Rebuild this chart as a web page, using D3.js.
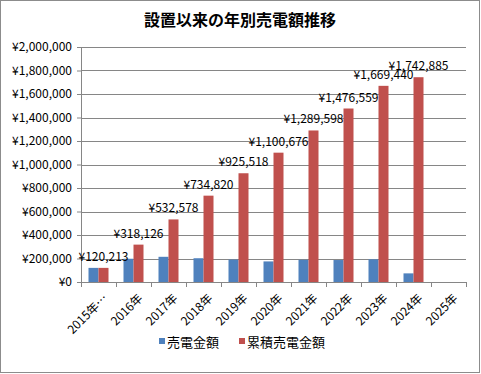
<!DOCTYPE html>
<html>
<head>
<meta charset="utf-8">
<script src="https://cdn.jsdelivr.net/npm/d3@7"></script>
<style>
  body { margin: 0; background: #fff; }
  svg text { font-family: "Noto Sans CJK JP", "Noto Sans", sans-serif; fill: #000; }
</style>
</head>
<body>
<div id="chart"></div>
<script>
const years = ['2015年…', '2016年', '2017年', '2018年', '2019年', '2020年', '2021年', '2022年', '2023年', '2024年', '2025年'];
const annual = [120213, 197913, 214452, 202242, 190698, 175158, 188922, 186961, 192881, 73445, null];
const cumulative = [120213, 318126, 532578, 734820, 925518, 1100676, 1289598, 1476559, 1669440, 1742885, null];
const yTickValues = [0, 200000, 400000, 600000, 800000, 1000000, 1200000, 1400000, 1600000, 1800000, 2000000];
const seriesNames = ['売電金額', '累積売電金額'];
const colors = ['#4F81BD', '#C0504D'];

const width = 481;
const height = 374;
const margin = {left: 81, right: 15, top: 47, bottom: 92};
const innerWidth = width - margin.left - margin.right;
const innerHeight = height - margin.top - margin.bottom;

const svg = d3.select('#chart').append('svg')
  .attr('width', width)
  .attr('height', height);

// chart border
svg.append('rect')
  .attr('x', 0.5).attr('y', 0.5)
  .attr('width', 479).attr('height', 372)
  .attr('fill', '#fff')
  .attr('stroke', '#8c8c8c');

svg.append('text')
  .attr('x', 240)
  .attr('y', 26)
  .attr('text-anchor', 'middle')
  .style('font-size', '16px')
  .style('font-weight', 'bold')
  .text('設置以来の年別売電額推移');

const g = svg.append('g')
  .attr('transform', `translate(${margin.left},${margin.top})`);

const xScale = d3.scaleBand()
  .domain(years)
  .range([0, innerWidth]);

const xSub = d3.scaleBand()
  .domain([0, 1])
  .range([0, xScale.bandwidth()])
  .paddingOuter(0.75);

const yScale = d3.scaleLinear()
  .domain([0, 2000000])
  .range([innerHeight, 0]);

const fmt = d => '¥' + d3.format(',')(d);

// gridlines + y axis
const yAxis = d3.axisLeft(yScale)
  .tickValues(yTickValues)
  .tickFormat(fmt)
  .tickSize(4)
  .tickPadding(5);
const yAxisG = g.append('g').call(yAxis);
yAxisG.select('.domain').attr('stroke', '#868686');
yAxisG.selectAll('.tick line').attr('stroke', '#868686');
yAxisG.selectAll('.tick text').style('font-size', '12px');

g.append('g')
  .selectAll('line')
  .data(yTickValues.filter(d => d > 0))
  .enter().append('line')
  .attr('x1', 0)
  .attr('x2', innerWidth)
  .attr('y1', d => Math.round(yScale(d)) + 0.5)
  .attr('y2', d => Math.round(yScale(d)) + 0.5)
  .attr('stroke', '#868686');

// bars
const series = [annual, cumulative];
series.forEach((vals, si) => {
  g.append('g')
    .selectAll('rect')
    .data(years.map((y, i) => ({year: y, value: vals[i]})).filter(d => d.value != null))
    .enter().append('rect')
    .attr('x', d => xScale(d.year) + xSub(si))
    .attr('width', xSub.bandwidth())
    .attr('y', d => yScale(d.value))
    .attr('height', d => innerHeight - yScale(d.value))
    .attr('fill', colors[si]);
});

// data labels on cumulative
g.append('g')
  .selectAll('text')
  .data(years.map((y, i) => ({year: y, value: cumulative[i]})).filter(d => d.value != null))
  .enter().append('text')
  .attr('x', d => xScale(d.year) + xSub(1) + xSub.bandwidth() / 2)
  .attr('y', d => yScale(d.value) - 7)
  .attr('text-anchor', 'middle')
  .style('font-size', '12px')
  .text(d => fmt(d.value));

// x axis
const xAxisG = g.append('g')
  .attr('transform', `translate(0,${innerHeight})`);
xAxisG.append('line')
  .attr('x1', 0).attr('x2', innerWidth)
  .attr('y1', 0.5).attr('y2', 0.5)
  .attr('stroke', '#868686');
xAxisG.selectAll('.xtick')
  .data(years.map(y => xScale(y)).concat([innerWidth]))
  .enter().append('line')
  .attr('x1', d => Math.round(d) + 0.5)
  .attr('x2', d => Math.round(d) + 0.5)
  .attr('y1', 0).attr('y2', 5)
  .attr('stroke', '#868686');
xAxisG.selectAll('.xlabel')
  .data(years)
  .enter().append('text')
  .attr('transform', d => `translate(${xScale(d) + xScale.bandwidth() / 2 + 4},${11}) rotate(-45)`)
  .attr('text-anchor', 'end')
  .attr('dy', '0.7em')
  .style('font-size', '12px')
  .text(d => d);

// legend
const legend = svg.append('g').attr('transform', 'translate(159,342)');
const legendX = [0, 80];
seriesNames.forEach((name, i) => {
  legend.append('rect')
    .attr('x', legendX[i]).attr('y', -4)
    .attr('width', 6).attr('height', 6)
    .attr('fill', colors[i]);
  legend.append('text')
    .attr('x', legendX[i] + 8)
    .attr('y', 5)
    .style('font-size', '13px')
    .text(name);
});
</script>
</body>
</html>
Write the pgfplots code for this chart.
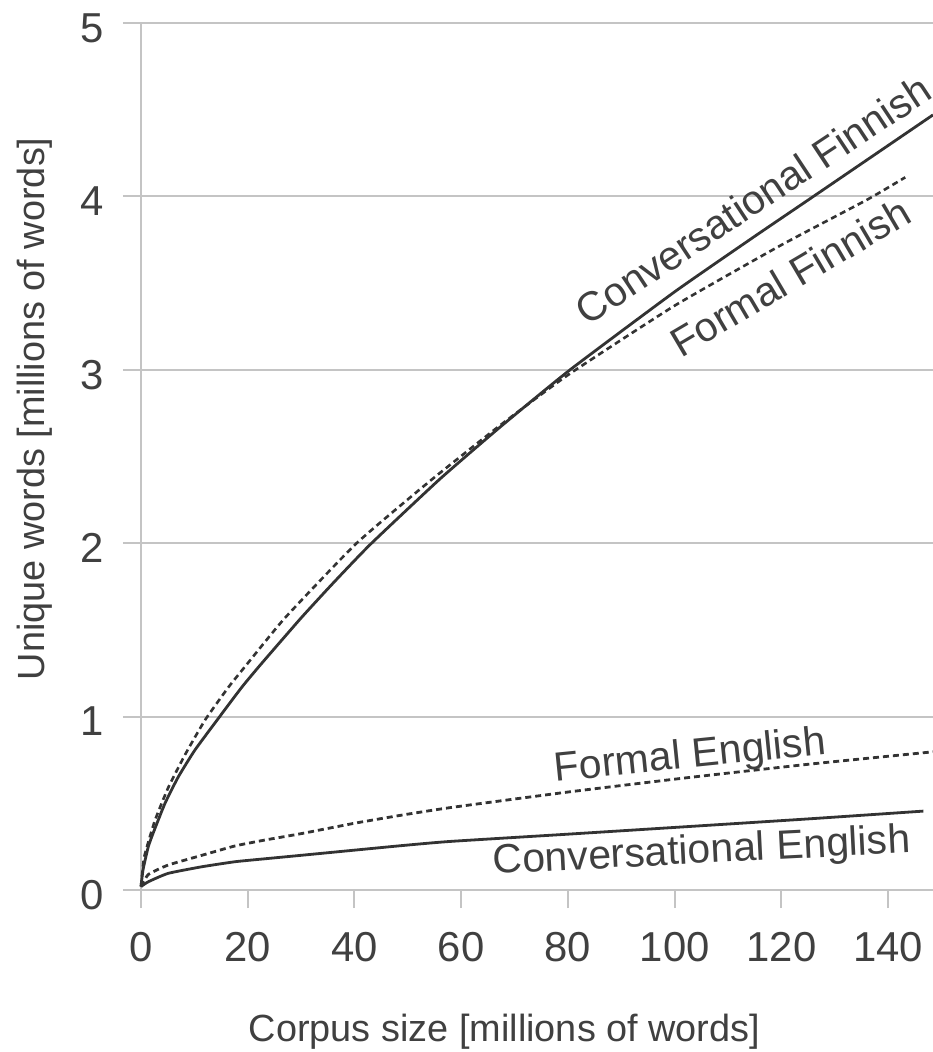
\documentclass[border=0pt]{standalone}
\usepackage{pgfplots}
\pgfplotsset{compat=1.18}
\usepackage{fontspec}
\setmainfont{Liberation Sans}
\definecolor{txt}{HTML}{404040}
\definecolor{ln}{HTML}{333333}
\definecolor{grd}{HTML}{C4C4C4}
\begin{document}
\begin{tikzpicture}
\begin{axis}[
  at={(0,0)}, anchor=south west,
  scale only axis, width=396bp, height=433.5bp,
  xmin=0, xmax=148.4, ymin=0, ymax=5,
  axis lines=left,
  axis line style={-, draw=grd, line width=1bp},
  xtick={0,20,...,140}, ytick={0,1,2,3,4,5},
  tick align=outside, major tick length=9bp,
  tick style={draw=grd, line width=1bp},
  ymajorgrids, major grid style={draw=grd, line width=1bp},
  ticklabel style={font=\fontsize{21}{25}\selectfont, text=txt},
  xticklabel style={yshift=-8.5bp},
  yticklabel style={xshift=-6bp, yshift=-2.5bp},
  /pgf/number format/assume math mode=true,
  xlabel={Corpus size [millions of words]},
  ylabel={Unique words [millions of words]},
  label style={font=\fontsize{19}{23}\selectfont, text=txt},
  xlabel style={at={(axis description cs:0.459,-0.1753)}, anchor=base},
  ylabel style={at={(axis description cs:-0.1338,0.555)}, anchor=center},
  clip=false,
]
% Conversational Finnish
\addplot[ln, line width=1.4bp, smooth, tension=0.3] coordinates {
(0,0.02) (0.4,0.12) (1.37,0.25) (2.3,0.33) (4.5,0.50) (7,0.653) (10.1,0.807)
(14.5,0.99) (18.9,1.17) (22.5,1.303) (30,1.569) (36,1.77) (43,1.994) (56,2.37)
(67.3,2.67) (80.4,3.0) (100,3.45) (115,3.77) (126,4.0) (148.4,4.47)};
% Formal Finnish
\addplot[ln, line width=1.3bp, dash pattern=on 3bp off 2bp, smooth, tension=0.3] coordinates {
(0,0.02) (0.6,0.19) (2.6,0.40) (5.1,0.59) (8.25,0.78) (12.0,0.98) (16.4,1.17)
(19.8,1.30) (27,1.57) (40.4,2.0) (54.2,2.36) (67.3,2.68) (80,2.97) (100,3.37)
(120,3.72) (136,3.98) (143.2,4.11)};
% Formal English
\addplot[ln, line width=1.4bp, dash pattern=on 3bp off 2bp, smooth, tension=0.3] coordinates {
(0,0.02) (1.4,0.09) (5.1,0.144) (11.4,0.20) (17.6,0.254) (23.2,0.288) (30,0.325)
(40,0.385) (48.5,0.43) (57.9,0.475) (80,0.565) (101.6,0.645) (125,0.725) (148.4,0.797)};
% Conversational English
\addplot[ln, line width=1.4bp, smooth, tension=0.3] coordinates {
(0,0.02) (1.4,0.048) (5.1,0.096) (11.4,0.134) (17.6,0.163) (23.2,0.18) (30,0.20)
(48.5,0.255) (57.9,0.28) (80,0.322) (101.6,0.364) (125,0.41) (146.6,0.455)};
\node[rotate=33.5, text=txt, font=\fontsize{20.5}{24}\selectfont] at (axis cs:114.7,3.98) {Conversational Finnish};
\node[rotate=30.5, text=txt, font=\fontsize{20.5}{24}\selectfont] at (axis cs:121.6,3.535) {Formal Finnish};
\node[rotate=5.8, text=txt, font=\fontsize{20.5}{24}\selectfont] at (axis cs:102.9,0.765) {Formal English};
\node[rotate=2.9, text=txt, font=\fontsize{20.5}{24}\selectfont] at (axis cs:105.1,0.215) {Conversational English};
\end{axis}
\pgfresetboundingbox
\path[use as bounding box] (-70.5bp,-81bp) rectangle (396bp,445bp);
\end{tikzpicture}
\end{document}
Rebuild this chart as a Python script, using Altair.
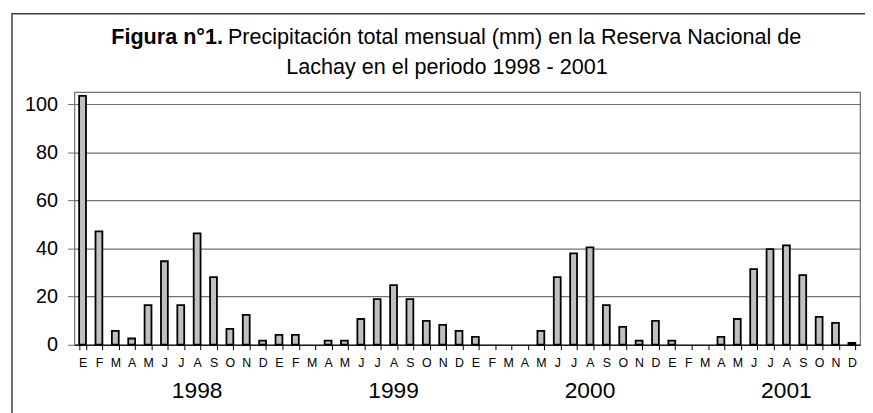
import json
import altair as alt
import pandas as pd

months = ["E", "F", "M", "A", "M", "J", "J", "A", "S", "O", "N", "D"]
years = ["1998", "1999", "2000", "2001"]
p1998 = [103.4, 47.1, 5.8, 2.6, 16.5, 34.7, 16.5, 46.3, 28.1, 6.6, 12.4, 1.7]
p1999 = [4.1, 4.1, 0.0, 1.7, 1.7, 10.7, 19.0, 24.8, 19.0, 9.9, 8.3, 5.8]
p2000 = [3.3, 0.0, 0.0, 0.0, 5.8, 28.1, 38.0, 40.5, 16.5, 7.4, 1.7, 9.9]
p2001 = [1.7, 0.0, 0.0, 3.3, 10.7, 31.4, 39.7, 41.3, 28.9, 11.6, 9.1, 0.8]

title_bold = "Figura n°1."
title_rest = "Precipitación total mensual (mm) en la Reserva Nacional de"
title_line2 = "Lachay en el periodo 1998 - 2001"

series = [p1998, p1999, p2000, p2001]
rows = []
for yi, (yr, vals) in enumerate(zip(years, series)):
    for mi, v in enumerate(vals):
        rows.append({"idx": yi * 12 + mi, "mes": months[mi], "anio": yr, "pp": v})
df = pd.DataFrame(rows)
df_years = pd.DataFrame({"anio": years, "idx": [i * 12 + 7 for i in range(len(years))]})

W, H = 793, 255
FONT = "Liberation Sans"

xscale = alt.Scale(domain=list(range(48)), paddingInner=0.58, paddingOuter=0.29)
label_expr = json.dumps(months) + "[datum.value % 12]"

bars = alt.Chart(df).transform_filter("datum.pp > 0").mark_bar(
    fill="#c0c0c0", stroke="black", strokeWidth=1.8).encode(
    x=alt.X("idx:O", scale=xscale,
            axis=alt.Axis(title=None, labelExpr=label_expr, labelAngle=0, tickBand="extent",
                          domainColor="black", tickColor="black", tickSize=5,
                          labelFontSize=12.5, labelFont=FONT, labelColor="black",
                          labelPadding=7, grid=False)),
    y=alt.Y("pp:Q", scale=alt.Scale(domain=[0, 105], nice=False),
            axis=alt.Axis(title=None, values=[0, 20, 40, 60, 80, 100], grid=True,
                          gridColor="#707070", gridWidth=1.2, domain=False,
                          tickColor="#707070", tickSize=7, labelPadding=10,
                          labelFontSize=20, labelFont=FONT, labelColor="black")),
)

year_text = alt.Chart(df_years).mark_text(fontSize=23, font=FONT, color="black",
                                          baseline="middle", align="center").encode(
    x=alt.X("idx:O", scale=xscale),
    y=alt.value(H + 47),
    text="anio:N",
)

tdf = pd.DataFrame({"a": [title_bold], "b": [title_rest], "c": [title_line2]})
t1 = alt.Chart(tdf).mark_text(fontSize=21.8, font=FONT, fontWeight="bold", align="right",
                              baseline="alphabetic", color="black").encode(
    x=alt.value(150), y=alt.value(-49), text="a:N")
t2 = alt.Chart(tdf).mark_text(fontSize=21.8, font=FONT, align="left",
                              baseline="alphabetic", color="black").encode(
    x=alt.value(155), y=alt.value(-49), text="b:N")
t3 = alt.Chart(tdf).mark_text(fontSize=21.8, font=FONT, align="center",
                              baseline="alphabetic", color="black").encode(
    x=alt.value(376), y=alt.value(-18), text="c:N")

frame = alt.Chart(tdf).mark_rect(fillOpacity=0, stroke="#404040", strokeWidth=1.5).encode(
    x=alt.value(-63), x2=alt.value(W + 60), y=alt.value(-79), y2=alt.value(H + 120))

chart = alt.layer(frame, bars, year_text, t1, t2, t3).resolve_scale(x="shared").properties(
    width=W, height=H,
    autosize=alt.AutoSizeParams(type="none"),
    padding={"left": 67, "top": 83, "right": 5, "bottom": 67},
    background="white",
).configure_view(stroke="#707070", strokeWidth=1.2)

chart.save("out.html", embed_options={"renderer": "svg", "actions": False})
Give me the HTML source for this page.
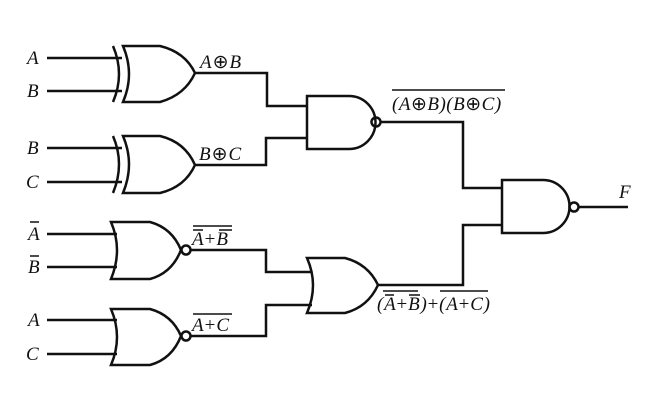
<!DOCTYPE html>
<html><head><meta charset="utf-8"><style>
html,body{margin:0;padding:0;background:#fff;}
svg{display:block;}
text{font-family:"Liberation Serif",serif;font-style:italic;font-size:19px;fill:#111;}
.u{font-style:normal;}
</style></head><body>
<svg width="647" height="402" viewBox="0 0 647 402" xmlns="http://www.w3.org/2000/svg">
<g fill="none" stroke="#111" stroke-width="2.5" stroke-linejoin="miter">
<!-- XOR1 -->
<path d="M47 58H122 M47 91H122"/>
<path d="M113 46 Q125 74 113 102"/>
<path d="M123 46 H160 Q185 52 195 73 Q185 95 160 102 H123 Q135 74 123 46 Z"/>
<path d="M195 73 H267 V106 H307"/>
<!-- XOR2 -->
<path d="M47 148H122 M47 182H122"/>
<path d="M113 136 Q125 164 113 193"/>
<path d="M123 136 H160 Q185 142 195 165 Q185 187 160 193 H123 Q135 164 123 136 Z"/>
<path d="M195 165 H266 V138 H307"/>
<!-- NAND1 -->
<path d="M307 96 H349 A26.5 26.5 0 0 1 349 149 H307 Z"/>
<circle cx="376" cy="122" r="4.5"/>
<path d="M380.5 122 H463 V188 H502"/>
<!-- NAND2 -->
<path d="M502 180 H543 A26.5 26.5 0 0 1 543 233 H502 Z"/>
<circle cx="574" cy="207" r="4.5"/>
<path d="M578.5 207 H628"/>
<!-- NOR1 -->
<path d="M47 234H117 M47 267H117"/>
<path d="M111 222 H150 Q172 228 181 250 Q172 273 150 279 H111 Q123 250 111 222 Z"/>
<circle cx="186" cy="250" r="4.5"/>
<path d="M190.5 250 H266 V272 H312"/>
<!-- NOR2 -->
<path d="M47 320H117 M47 354H117"/>
<path d="M111 309 H150 Q172 315 181 336 Q172 359 150 365 H111 Q123 337 111 309 Z"/>
<circle cx="186" cy="336" r="4.5"/>
<path d="M190.5 336 H266 V305 H312"/>
<!-- OR3 -->
<path d="M307 258 H345 Q368 264 378 285 Q368 307 345 313 H307 Q319 285 307 258 Z"/>
<path d="M378 285 H463 V225 H502"/>
<!-- overbars -->
<path stroke-width="1.4" d="M392 90 H505 M193 226 H232 M193 230 H203 M219 230 H232 M193 314 H232 M383 291 H418 M385 295 H394 M409 295 H420 M440 291 H488 M30 222 H39 M30 256 H39"/>
</g>
<text x="27" y="64">A</text>
<text x="27" y="97">B</text>
<text x="27" y="154">B</text>
<text x="26" y="188">C</text>
<text x="28" y="240">A</text>
<text x="28" y="273">B</text>
<text x="28" y="326">A</text>
<text x="26" y="360">C</text>
<text x="200" y="68" letter-spacing="1">A<tspan class="u">⊕</tspan>B</text>
<text x="199" y="160" letter-spacing="1">B<tspan class="u">⊕</tspan>C</text>
<text x="392" y="110" letter-spacing="0.5">(A<tspan class="u">⊕</tspan>B)(B<tspan class="u">⊕</tspan>C)</text>
<text x="192" y="245" letter-spacing="1">A<tspan class="u">+</tspan>B</text>
<text x="192" y="331" letter-spacing="1">A<tspan class="u">+</tspan>C</text>
<text x="377" y="310" letter-spacing="0.8">(A<tspan class="u">+</tspan>B)<tspan class="u">+</tspan>(A<tspan class="u">+</tspan>C)</text>
<text x="619" y="198">F</text>
</svg>
</body></html>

■ ■ ■ ■ ■ ■ ■

Please quote exactly the run of lines that starts the entries and ends at the line containing "const fmt = d => '¥' + d3.format(',')(d);", leaving out every picture.

Rebuild this chart as a web page, using D3.js.
<!DOCTYPE html>
<html>
<head>
<meta charset="utf-8">
<script src="https://cdn.jsdelivr.net/npm/d3@7"></script>
<style>
  body { margin: 0; background: #fff; }
  svg text { font-family: "Noto Sans CJK JP", "Noto Sans", sans-serif; fill: #000; }
</style>
</head>
<body>
<div id="chart"></div>
<script>
const years = ['2015年…', '2016年', '2017年', '2018年', '2019年', '2020年', '2021年', '2022年', '2023年', '2024年', '2025年'];
const annual = [120213, 197913, 214452, 202242, 190698, 175158, 188922, 186961, 192881, 73445, null];
const cumulative = [120213, 318126, 532578, 734820, 925518, 1100676, 1289598, 1476559, 1669440, 1742885, null];
const yTickValues = [0, 200000, 400000, 600000, 800000, 1000000, 1200000, 1400000, 1600000, 1800000, 2000000];
const seriesNames = ['売電金額', '累積売電金額'];
const colors = ['#4F81BD', '#C0504D'];

const width = 481;
const height = 374;
const margin = {left: 81, right: 15, top: 47, bottom: 92};
const innerWidth = width - margin.left - margin.right;
const innerHeight = height - margin.top - margin.bottom;

const svg = d3.select('#chart').append('svg')
  .attr('width', width)
  .attr('height', height);

// chart border
svg.append('rect')
  .attr('x', 0.5).attr('y', 0.5)
  .attr('width', 479).attr('height', 372)
  .attr('fill', '#fff')
  .attr('stroke', '#8c8c8c');

svg.append('text')
  .attr('x', 240)
  .attr('y', 26)
  .attr('text-anchor', 'middle')
  .style('font-size', '16px')
  .style('font-weight', 'bold')
  .text('設置以来の年別売電額推移');

const g = svg.append('g')
  .attr('transform', `translate(${margin.left},${margin.top})`);

const xScale = d3.scaleBand()
  .domain(years)
  .range([0, innerWidth]);

const xSub = d3.scaleBand()
  .domain([0, 1])
  .range([0, xScale.bandwidth()])
  .paddingOuter(0.75);

const yScale = d3.scaleLinear()
  .domain([0, 2000000])
  .range([innerHeight, 0]);

const fmt = d => '¥' + d3.format(',')(d);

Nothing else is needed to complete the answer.